Do this
Exactly the lines from the one with "Convert this chart to matplotlib code." through the one with "years = list(range(1990, 2022))", inclusive, are to be repeated, and the pictures are not.

Supplied information
============================================================
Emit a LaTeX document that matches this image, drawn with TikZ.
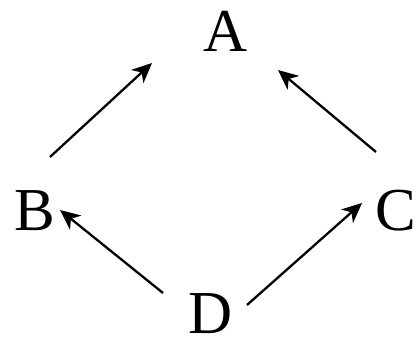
============================================================
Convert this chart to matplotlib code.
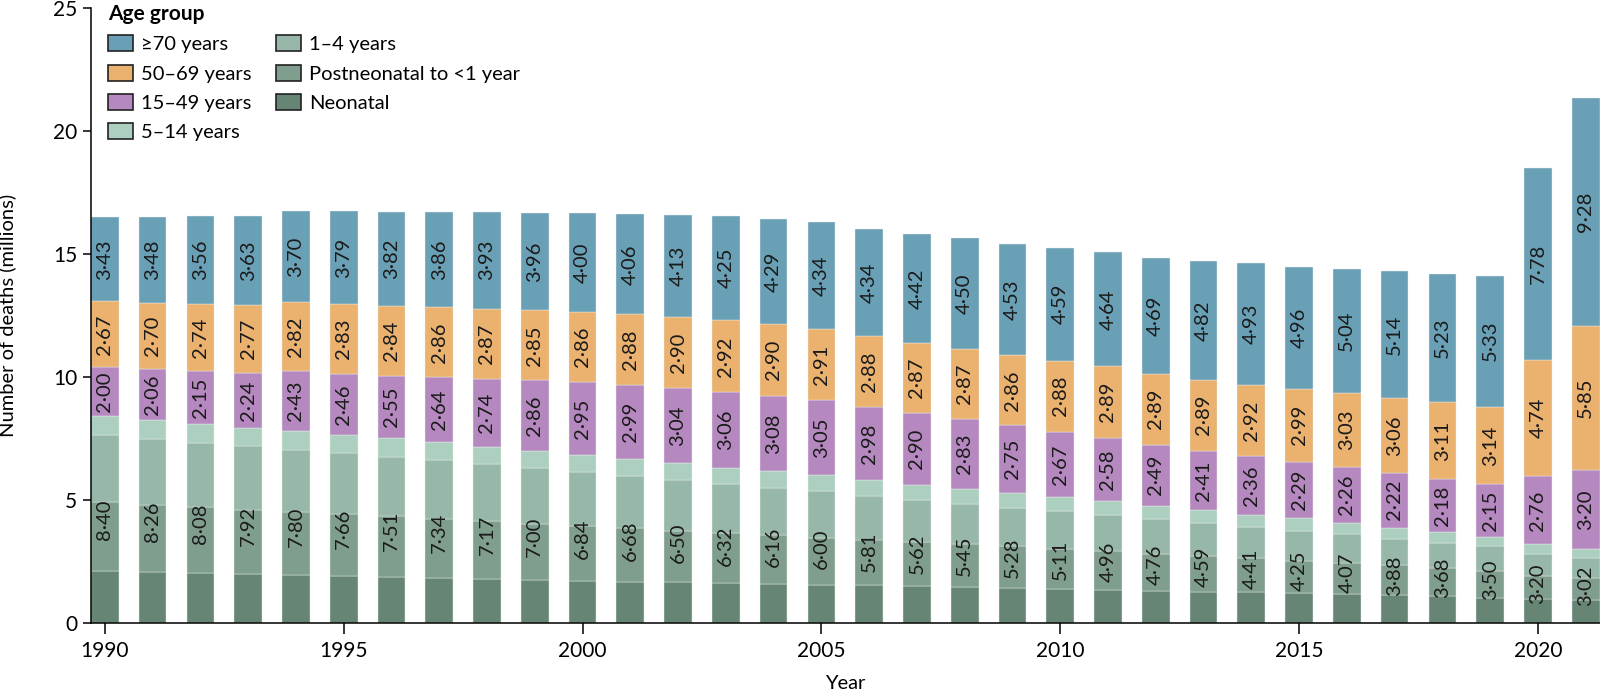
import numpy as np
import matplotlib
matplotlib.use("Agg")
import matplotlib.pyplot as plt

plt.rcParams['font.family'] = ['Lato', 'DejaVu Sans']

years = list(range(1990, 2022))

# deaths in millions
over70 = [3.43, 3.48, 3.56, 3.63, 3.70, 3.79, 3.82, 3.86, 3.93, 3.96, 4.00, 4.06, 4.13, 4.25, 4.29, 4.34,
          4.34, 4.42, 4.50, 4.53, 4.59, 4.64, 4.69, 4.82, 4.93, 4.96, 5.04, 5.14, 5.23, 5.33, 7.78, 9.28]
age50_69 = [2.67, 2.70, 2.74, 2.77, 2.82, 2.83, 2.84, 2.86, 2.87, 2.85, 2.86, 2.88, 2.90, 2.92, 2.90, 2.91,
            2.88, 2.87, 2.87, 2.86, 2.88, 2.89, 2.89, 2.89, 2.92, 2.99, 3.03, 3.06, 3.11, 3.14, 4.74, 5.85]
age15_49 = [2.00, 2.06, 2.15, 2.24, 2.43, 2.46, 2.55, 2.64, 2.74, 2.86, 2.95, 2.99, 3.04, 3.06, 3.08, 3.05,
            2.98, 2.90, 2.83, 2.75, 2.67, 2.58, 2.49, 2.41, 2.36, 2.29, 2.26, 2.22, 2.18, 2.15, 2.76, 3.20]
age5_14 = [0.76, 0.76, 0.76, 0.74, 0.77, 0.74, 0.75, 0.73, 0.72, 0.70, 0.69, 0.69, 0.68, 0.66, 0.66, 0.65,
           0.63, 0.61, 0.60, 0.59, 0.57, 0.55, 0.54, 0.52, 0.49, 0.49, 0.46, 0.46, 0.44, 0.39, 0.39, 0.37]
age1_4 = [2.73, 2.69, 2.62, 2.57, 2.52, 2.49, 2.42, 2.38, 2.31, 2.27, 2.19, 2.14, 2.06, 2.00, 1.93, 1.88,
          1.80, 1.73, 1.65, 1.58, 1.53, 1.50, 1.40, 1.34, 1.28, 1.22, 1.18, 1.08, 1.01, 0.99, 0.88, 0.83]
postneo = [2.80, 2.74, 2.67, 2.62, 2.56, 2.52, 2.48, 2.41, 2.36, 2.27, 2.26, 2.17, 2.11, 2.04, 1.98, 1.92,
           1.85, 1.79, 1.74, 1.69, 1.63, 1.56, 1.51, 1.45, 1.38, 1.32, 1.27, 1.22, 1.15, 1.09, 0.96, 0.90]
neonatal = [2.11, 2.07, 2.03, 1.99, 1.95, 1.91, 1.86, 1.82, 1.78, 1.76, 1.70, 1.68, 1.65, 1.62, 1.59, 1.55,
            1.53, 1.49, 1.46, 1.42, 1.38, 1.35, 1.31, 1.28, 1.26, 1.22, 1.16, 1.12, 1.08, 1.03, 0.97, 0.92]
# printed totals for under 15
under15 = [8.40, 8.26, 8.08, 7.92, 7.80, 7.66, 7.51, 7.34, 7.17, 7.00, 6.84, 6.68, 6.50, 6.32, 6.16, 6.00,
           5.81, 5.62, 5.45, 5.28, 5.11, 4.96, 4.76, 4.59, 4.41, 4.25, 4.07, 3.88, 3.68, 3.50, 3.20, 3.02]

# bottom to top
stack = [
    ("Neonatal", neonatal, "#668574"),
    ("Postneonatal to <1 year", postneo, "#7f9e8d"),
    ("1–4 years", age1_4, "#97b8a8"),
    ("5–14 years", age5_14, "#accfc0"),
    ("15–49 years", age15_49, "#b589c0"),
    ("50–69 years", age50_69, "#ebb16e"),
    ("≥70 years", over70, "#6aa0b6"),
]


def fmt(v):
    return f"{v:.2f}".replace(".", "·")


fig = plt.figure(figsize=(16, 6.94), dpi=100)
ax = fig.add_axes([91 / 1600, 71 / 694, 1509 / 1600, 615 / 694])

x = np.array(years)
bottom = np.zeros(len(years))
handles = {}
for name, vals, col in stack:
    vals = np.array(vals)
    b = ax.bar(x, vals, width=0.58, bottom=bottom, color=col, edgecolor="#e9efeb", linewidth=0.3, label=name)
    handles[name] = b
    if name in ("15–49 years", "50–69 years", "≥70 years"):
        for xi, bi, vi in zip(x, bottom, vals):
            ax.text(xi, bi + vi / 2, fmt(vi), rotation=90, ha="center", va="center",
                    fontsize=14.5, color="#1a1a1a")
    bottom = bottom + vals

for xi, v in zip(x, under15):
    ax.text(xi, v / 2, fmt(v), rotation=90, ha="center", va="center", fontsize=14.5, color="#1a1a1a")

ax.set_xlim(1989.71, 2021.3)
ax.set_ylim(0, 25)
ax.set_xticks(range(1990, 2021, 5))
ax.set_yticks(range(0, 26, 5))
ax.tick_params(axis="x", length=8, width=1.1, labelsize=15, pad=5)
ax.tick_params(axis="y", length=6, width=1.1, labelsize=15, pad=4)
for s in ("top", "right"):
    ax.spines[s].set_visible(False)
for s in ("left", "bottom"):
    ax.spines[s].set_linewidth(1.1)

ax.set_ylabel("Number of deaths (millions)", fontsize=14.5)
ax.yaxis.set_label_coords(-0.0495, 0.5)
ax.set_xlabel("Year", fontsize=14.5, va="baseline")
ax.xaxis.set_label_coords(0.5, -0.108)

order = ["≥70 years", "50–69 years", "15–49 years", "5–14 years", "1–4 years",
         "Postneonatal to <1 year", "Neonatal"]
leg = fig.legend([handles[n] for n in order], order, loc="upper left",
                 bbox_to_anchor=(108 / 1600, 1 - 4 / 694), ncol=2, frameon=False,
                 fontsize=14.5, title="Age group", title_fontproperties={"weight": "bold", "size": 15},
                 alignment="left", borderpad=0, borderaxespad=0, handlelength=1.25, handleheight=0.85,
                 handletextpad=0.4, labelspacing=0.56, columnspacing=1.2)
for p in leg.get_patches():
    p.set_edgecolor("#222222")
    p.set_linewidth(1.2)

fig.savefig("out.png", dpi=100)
============================================================
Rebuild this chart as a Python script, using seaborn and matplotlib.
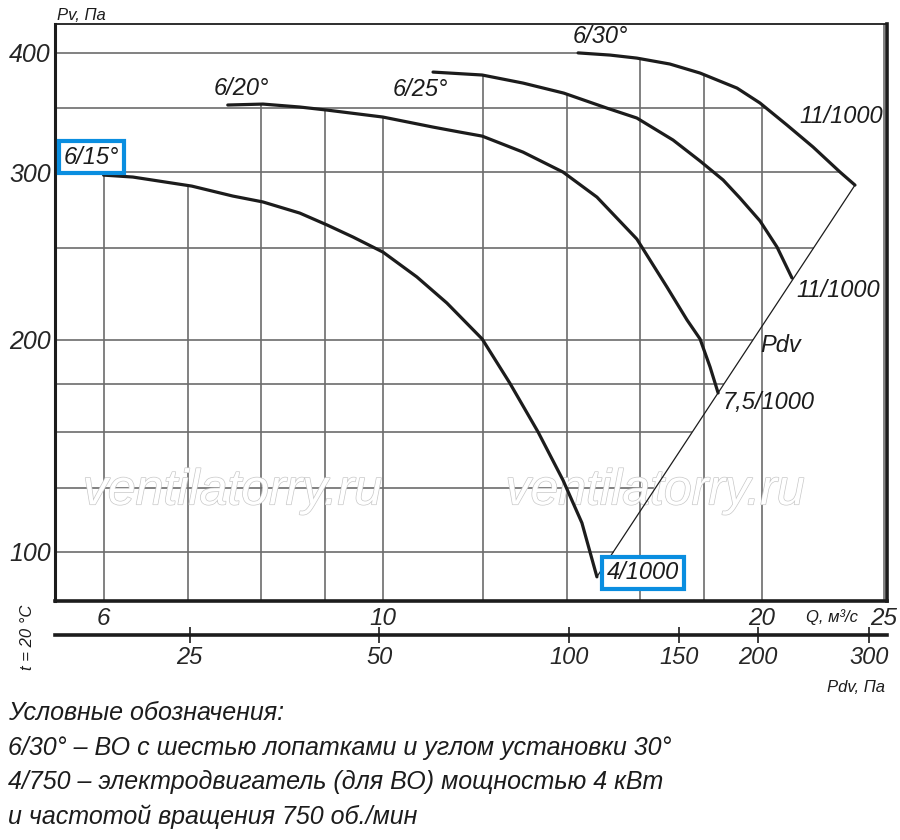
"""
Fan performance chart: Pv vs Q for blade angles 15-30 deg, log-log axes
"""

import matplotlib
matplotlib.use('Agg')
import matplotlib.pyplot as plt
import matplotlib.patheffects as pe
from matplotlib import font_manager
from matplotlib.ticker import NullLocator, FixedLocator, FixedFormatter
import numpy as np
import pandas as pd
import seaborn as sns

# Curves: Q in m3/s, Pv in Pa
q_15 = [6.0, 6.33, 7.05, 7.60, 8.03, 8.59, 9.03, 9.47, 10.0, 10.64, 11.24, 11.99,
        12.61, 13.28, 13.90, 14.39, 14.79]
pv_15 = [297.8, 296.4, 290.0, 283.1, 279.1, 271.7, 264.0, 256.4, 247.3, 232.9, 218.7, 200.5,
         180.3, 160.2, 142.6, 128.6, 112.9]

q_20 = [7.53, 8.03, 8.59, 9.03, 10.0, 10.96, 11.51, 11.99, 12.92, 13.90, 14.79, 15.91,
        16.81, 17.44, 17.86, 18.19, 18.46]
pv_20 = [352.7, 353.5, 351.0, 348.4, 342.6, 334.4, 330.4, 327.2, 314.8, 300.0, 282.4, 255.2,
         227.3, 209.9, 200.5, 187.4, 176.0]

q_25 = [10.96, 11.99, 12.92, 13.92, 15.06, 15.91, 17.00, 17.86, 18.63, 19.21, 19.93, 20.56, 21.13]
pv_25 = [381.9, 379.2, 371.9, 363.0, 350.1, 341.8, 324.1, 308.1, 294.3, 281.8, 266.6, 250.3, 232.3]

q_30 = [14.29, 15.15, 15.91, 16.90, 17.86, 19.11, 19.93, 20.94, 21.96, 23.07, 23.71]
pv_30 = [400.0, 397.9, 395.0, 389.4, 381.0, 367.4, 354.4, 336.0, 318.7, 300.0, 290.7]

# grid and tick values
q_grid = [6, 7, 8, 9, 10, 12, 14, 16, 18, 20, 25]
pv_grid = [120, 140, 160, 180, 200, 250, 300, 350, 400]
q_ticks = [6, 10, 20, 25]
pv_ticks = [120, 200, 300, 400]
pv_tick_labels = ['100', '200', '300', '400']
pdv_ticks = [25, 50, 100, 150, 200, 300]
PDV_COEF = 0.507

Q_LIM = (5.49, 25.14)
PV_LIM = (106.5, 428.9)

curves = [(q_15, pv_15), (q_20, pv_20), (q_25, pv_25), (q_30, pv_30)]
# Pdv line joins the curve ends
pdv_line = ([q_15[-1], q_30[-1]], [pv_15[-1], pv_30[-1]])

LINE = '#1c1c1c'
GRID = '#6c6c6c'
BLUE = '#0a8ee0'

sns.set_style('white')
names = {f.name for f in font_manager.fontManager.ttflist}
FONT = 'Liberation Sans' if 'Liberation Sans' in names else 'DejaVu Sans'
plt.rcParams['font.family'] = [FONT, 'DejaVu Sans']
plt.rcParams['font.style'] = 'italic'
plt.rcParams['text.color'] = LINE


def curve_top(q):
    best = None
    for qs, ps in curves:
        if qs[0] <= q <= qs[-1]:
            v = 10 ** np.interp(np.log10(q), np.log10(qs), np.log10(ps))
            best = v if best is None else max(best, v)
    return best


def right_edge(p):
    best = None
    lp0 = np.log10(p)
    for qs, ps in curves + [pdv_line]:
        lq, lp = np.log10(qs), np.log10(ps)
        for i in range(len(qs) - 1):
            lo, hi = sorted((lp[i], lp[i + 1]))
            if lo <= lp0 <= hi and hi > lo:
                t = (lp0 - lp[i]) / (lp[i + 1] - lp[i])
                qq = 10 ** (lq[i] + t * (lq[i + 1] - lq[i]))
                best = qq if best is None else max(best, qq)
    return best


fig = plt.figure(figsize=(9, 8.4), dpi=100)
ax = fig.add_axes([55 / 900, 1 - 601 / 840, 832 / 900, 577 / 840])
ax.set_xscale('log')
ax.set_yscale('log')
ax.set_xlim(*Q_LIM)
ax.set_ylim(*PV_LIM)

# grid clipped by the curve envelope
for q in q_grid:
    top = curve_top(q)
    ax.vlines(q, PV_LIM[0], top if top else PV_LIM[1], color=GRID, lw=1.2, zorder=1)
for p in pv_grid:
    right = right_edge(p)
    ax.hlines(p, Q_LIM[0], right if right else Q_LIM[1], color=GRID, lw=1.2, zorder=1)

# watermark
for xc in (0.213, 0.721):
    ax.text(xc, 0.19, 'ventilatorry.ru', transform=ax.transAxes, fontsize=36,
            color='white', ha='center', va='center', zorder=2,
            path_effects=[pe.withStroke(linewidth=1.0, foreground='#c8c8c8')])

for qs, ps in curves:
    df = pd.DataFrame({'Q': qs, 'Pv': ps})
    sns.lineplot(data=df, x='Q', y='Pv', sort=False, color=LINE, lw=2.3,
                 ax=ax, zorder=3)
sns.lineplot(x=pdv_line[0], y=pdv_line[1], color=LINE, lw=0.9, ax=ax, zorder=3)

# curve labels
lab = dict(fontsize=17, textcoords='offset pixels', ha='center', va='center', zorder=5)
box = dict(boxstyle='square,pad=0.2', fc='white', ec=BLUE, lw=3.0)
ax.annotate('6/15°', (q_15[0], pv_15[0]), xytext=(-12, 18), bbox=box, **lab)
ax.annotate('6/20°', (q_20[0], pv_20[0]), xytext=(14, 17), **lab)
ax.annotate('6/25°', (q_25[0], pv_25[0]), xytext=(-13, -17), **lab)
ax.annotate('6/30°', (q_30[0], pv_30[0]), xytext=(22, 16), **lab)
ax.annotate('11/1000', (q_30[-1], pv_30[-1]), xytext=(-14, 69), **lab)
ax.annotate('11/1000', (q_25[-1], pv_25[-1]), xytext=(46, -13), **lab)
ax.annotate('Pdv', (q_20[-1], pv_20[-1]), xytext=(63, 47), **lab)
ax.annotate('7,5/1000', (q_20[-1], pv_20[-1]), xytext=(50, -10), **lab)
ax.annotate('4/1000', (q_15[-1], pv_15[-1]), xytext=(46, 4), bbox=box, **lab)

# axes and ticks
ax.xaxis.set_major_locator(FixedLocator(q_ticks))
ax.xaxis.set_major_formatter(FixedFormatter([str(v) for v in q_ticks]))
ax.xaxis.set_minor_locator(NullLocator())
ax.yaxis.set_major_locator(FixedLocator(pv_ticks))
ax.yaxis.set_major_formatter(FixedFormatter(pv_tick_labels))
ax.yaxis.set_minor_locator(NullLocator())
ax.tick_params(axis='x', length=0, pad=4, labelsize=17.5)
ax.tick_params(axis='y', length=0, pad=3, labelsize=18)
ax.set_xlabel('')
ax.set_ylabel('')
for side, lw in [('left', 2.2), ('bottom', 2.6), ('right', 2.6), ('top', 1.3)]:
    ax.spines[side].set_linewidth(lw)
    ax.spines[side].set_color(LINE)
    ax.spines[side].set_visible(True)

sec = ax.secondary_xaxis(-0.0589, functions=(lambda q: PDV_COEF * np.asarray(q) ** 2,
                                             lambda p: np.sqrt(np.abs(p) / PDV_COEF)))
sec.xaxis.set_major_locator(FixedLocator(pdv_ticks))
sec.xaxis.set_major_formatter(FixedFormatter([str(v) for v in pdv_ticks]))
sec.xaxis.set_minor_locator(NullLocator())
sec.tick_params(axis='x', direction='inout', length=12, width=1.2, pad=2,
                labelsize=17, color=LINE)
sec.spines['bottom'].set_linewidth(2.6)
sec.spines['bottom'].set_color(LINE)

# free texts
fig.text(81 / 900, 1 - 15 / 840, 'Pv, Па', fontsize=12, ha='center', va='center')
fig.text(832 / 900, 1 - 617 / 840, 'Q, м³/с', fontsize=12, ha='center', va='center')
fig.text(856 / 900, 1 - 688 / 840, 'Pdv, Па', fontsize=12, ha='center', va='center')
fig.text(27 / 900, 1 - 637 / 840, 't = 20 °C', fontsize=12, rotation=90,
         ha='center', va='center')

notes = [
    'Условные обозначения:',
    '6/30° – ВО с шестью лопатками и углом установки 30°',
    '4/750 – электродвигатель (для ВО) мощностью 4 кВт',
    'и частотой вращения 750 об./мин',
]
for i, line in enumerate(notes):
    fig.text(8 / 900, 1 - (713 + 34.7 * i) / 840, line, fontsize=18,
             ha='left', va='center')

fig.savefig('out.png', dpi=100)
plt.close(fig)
============================================================
Output of the exercise
Convert this chart to matplotlib code.
import numpy as np
import matplotlib
matplotlib.use("Agg")
import matplotlib.pyplot as plt

plt.rcParams['font.family'] = ['Lato', 'DejaVu Sans']

years = list(range(1990, 2022))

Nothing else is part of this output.